Einem langen Aufschwung folgte die Zeit der multiplen Krisen für die deutsche Industrie. Auf den folgenden Seiten beleuchten wir die Ursachen der Probleme, nennen politische Handlungsfelder und zeigen, warum Deutschland besonders gute Chancen durch die Digitalisierung der industriellen Produktion aufweist. Anschließend stellen wir ein Unternehmen vor, das sich durch Innovation und Wandel erfolgreich am Standort Bremen behauptet.
Immer mehr Unternehmen sitzen auf gepackten Koffern: Bei einer Umfrage des Bundesverbandes der Deutschen Industrie (BDI) im Sommer gaben 16 Prozent der Unternehmen an, sie seien bereits aktiv dabei, Teile der Produktion und Arbeitsplätze ins Ausland zu verlagern. Fast ein Drittel berichtete, es denke zumindest darüber nach. Diese ausbleibenden Investitionen in neue Anlagen und Technologien werden sich im Laufe der Zeit durch mangelnde Wettbewerbsfähigkeit des Standorts Deutschland bemerkbar machen, glaubt BDI-Präsident Siegfried Russwurm. Er habe „die Sorge, dass wir uns über die Zeit zum Industriemuseum entwickeln“, sagte er bei einer Veranstaltung in der Handelskammer Bremen am 29. September. Auf die Frage, ob er die Ampel für die deutsche Industrie auf Grün, Gelb oder Rot sehe, antwortete er daher: „Sie blinkt gelb.“
Deformation statt Transformation
„Wir befinden uns an einem industriellen Kipppunkt“, warnte auch Prof. Henning Vöpel, Direktor des Centrums für Europäische Politik (CEP) und Vorstand der Stiftung Ordnungspolitik, im Rahmen der Veranstaltung „Die Zukunft der bremischen Industrie im Kontext multipler Krisen“. „Wir sehen, dass bereits erste Investitionen abfließen.“ Die USA hätten mit dem Inflation Reduction Act ein umfassendes Programm aufgelegt, um produzierendes Gewerbe anzulocken, aber das erkläre nicht alles. „Die Standortbedingungen hier sind schlecht – und sie sind womöglich hausgemacht schlecht“, sagte Vöpel.
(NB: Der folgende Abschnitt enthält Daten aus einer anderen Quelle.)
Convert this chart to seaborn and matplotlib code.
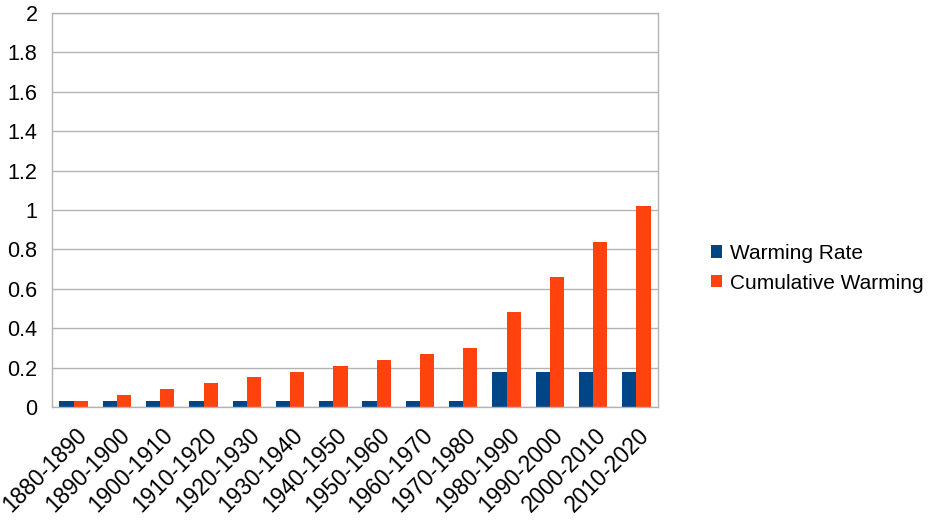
import matplotlib
matplotlib.use('Agg')
import pandas as pd
import seaborn as sns
import matplotlib.pyplot as plt
from matplotlib.ticker import FuncFormatter

decades = ['1880-1890', '1890-1900', '1900-1910', '1910-1920', '1920-1930',
           '1930-1940', '1940-1950', '1950-1960', '1960-1970', '1970-1980',
           '1980-1990', '1990-2000', '2000-2010', '2010-2020']
warming_rate = [0.03, 0.03, 0.03, 0.03, 0.03, 0.03, 0.03, 0.03, 0.03, 0.03,
                0.18, 0.18, 0.18, 0.18]
cumulative = [0.03, 0.06, 0.09, 0.12, 0.15, 0.18, 0.21, 0.24, 0.27, 0.30,
              0.48, 0.66, 0.84, 1.02]

df = pd.DataFrame({
    'decade': decades * 2,
    'value': warming_rate + cumulative,
    'series': ['Warming Rate'] * len(decades) + ['Cumulative Warming'] * len(decades),
})

sns.set_style('white')
plt.rcParams['font.family'] = ['Liberation Sans', 'DejaVu Sans']
plt.rcParams['text.color'] = 'black'
plt.rcParams['xtick.labelcolor'] = 'black'
plt.rcParams['ytick.labelcolor'] = 'black'
fs = 15.5

fig = plt.figure(figsize=(9.43, 5.3), dpi=100)
ax = fig.add_axes([52 / 943, 1 - 407 / 530, 606 / 943, 394 / 530])

sns.barplot(data=df, x='decade', y='value', hue='series',
            palette=['#004586', '#ff420e'], width=0.66, ax=ax,
            edgecolor='none', saturation=1, legend=True)

grid = '#b3b3b3'
ax.set_ylim(0, 2)
ax.set_xlim(-0.5, len(decades) - 0.5)
ax.set_yticks([i / 10 for i in range(0, 21, 2)])
ax.yaxis.set_major_formatter(FuncFormatter(lambda v, p: f'{v:g}'))
ax.yaxis.grid(True, color=grid, linewidth=1)
ax.set_axisbelow(True)
ax.set_xticks([i + 0.03 for i in range(len(decades))])
ax.set_xticklabels(decades, rotation=45, ha='right', va='top', rotation_mode='anchor')
ax.set_xticks([i - 0.5 for i in range(len(decades) + 1)], minor=True)
ax.tick_params(axis='x', which='major', length=0, labelsize=16.3, pad=12)
ax.tick_params(axis='x', which='minor', length=7, color=grid, width=1, direction='out')
ax.tick_params(axis='y', length=6.5, color=grid, width=1, labelsize=fs, pad=4)
ax.set_xlabel('')
ax.set_ylabel('')
for s in ax.spines.values():
    s.set_color(grid)
    s.set_linewidth(1)

handles, labels = ax.get_legend_handles_labels()
ax.legend(handles, labels, loc='center left', bbox_to_anchor=(1.073, 0.352),
          frameon=False, fontsize=15, handlelength=0.55, handleheight=0.55,
          handletextpad=0.4, labelspacing=0.5, borderaxespad=0)

plt.savefig('out.png', dpi=100)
Was jetzt verloren gehe, werde möglicherweise nicht wieder zurückkommen, weil die Industrie in Innovations- und Investitionszyklen funktioniere, besonders zu Beginn von Transformationsprozessen wie der aktuellen Dekarbonisierung. Ausgerechnet in einer Phase, in der es darum gehe, grüne Wachstumsmodelle zu entwickeln, seien die Skalierungs- und Wachstumsbedingungen in Deutschland schlechter als in vielen anderen Ländern. „Man muss sich insgesamt Sorgen machen, dass Geschäftsmodelle, die modern und zukunftsfähig sind, in Deutschland keinen Platz mehr haben.“
Dies liege auch daran, dass die Bundesrepublik ein geostrategisches und industriepolitisches Defizit aufgebaut habe, so Vöpel. Das rasante Wachstum des Absatzmarkts China, die billige Energie aus Russland und die fast kostenlos bereitgestellte Sicherheit aus den USA hätten Deutschland in 15 Jahren des kontinuierlichen Aufschwungs beflügelt. Das Ende dieser glücklichen Konstellation treffe das Land unvorbereitet, weil es seit der Agenda 2010 keine nennenswerten Reformen mehr gegeben habe. „Wir brauchen eine Agenda 2030“, betonte Vöpel. Weitere Regulierungen und Verbote seien dabei nicht der richtige Weg: „Das ist eher eine Deformation, die wir bekommen, als eine Transformation“, kritisierte er. „Der Staat wird durch die Eingriffe nicht die Menge an Investitionen bekommen, die wir zur Vollendung der Transformation brauchen.“
Mangel an Planungssicherheit
Ein Grund dafür, dass Unternehmen ihre Investitionen in Deutschland – und teilweise dem Rest Europas – zurückhalten, ist mangelnde Planungssicherheit. Reiner Blaschek, CEO von ArcelorMittal Germany, bekräftigte die erheblichen Anstrengungen seines Unternehmens, den komplizierten Umstieg von Kohleenergie über Gas zum grünen Wasserstoff zu schaffen. Wenn man jedoch Anträge an die EU oder den Bund stelle, müsse man sich verpflichten, so schnell wie möglich grünen Wasserstoff einzusetzen – „wohl wissend, dass es den noch nicht gibt und dass wir noch nicht einmal ein Preisschild dafür kennen“, so Blaschek. „Wie soll ein Unternehmen Investitionsentscheidungen treffen, wenn es dazu verpflichtet ist, etwas einzusetzen, ohne das berechnen oder bewerten zu können?“ Er glaube nicht, dass die klimafreundliche Transformation verlangsamt werden müsse. „Wir müssen sie aber in sinnvollen Schritten machen.“
Auch Jörg Bieß, Geschäftsführer der Azul Kaffee GmbH, kämpft mit Regulierungen wie dem Lieferkettensorgfaltspflichtgesetz und der CSRD-Richtlinie der EU. „Ich habe mich heute nur mit neuen Verordnungen beschäftigt“, berichtete er. „Wir versuchen, die ganzen Vorgaben umzusetzen. Aber das bindet unheimlich viel Kraft und Zeit.“ Nachhaltigkeit sei für sein Unternehmen ein sehr wichtiges Thema, aber er wünsche sich, dass die Politik die Regularien besser durchdenkt. „Bitte haben Sie einen Plan und bitte erklären Sie ihn auch gut“, forderte er.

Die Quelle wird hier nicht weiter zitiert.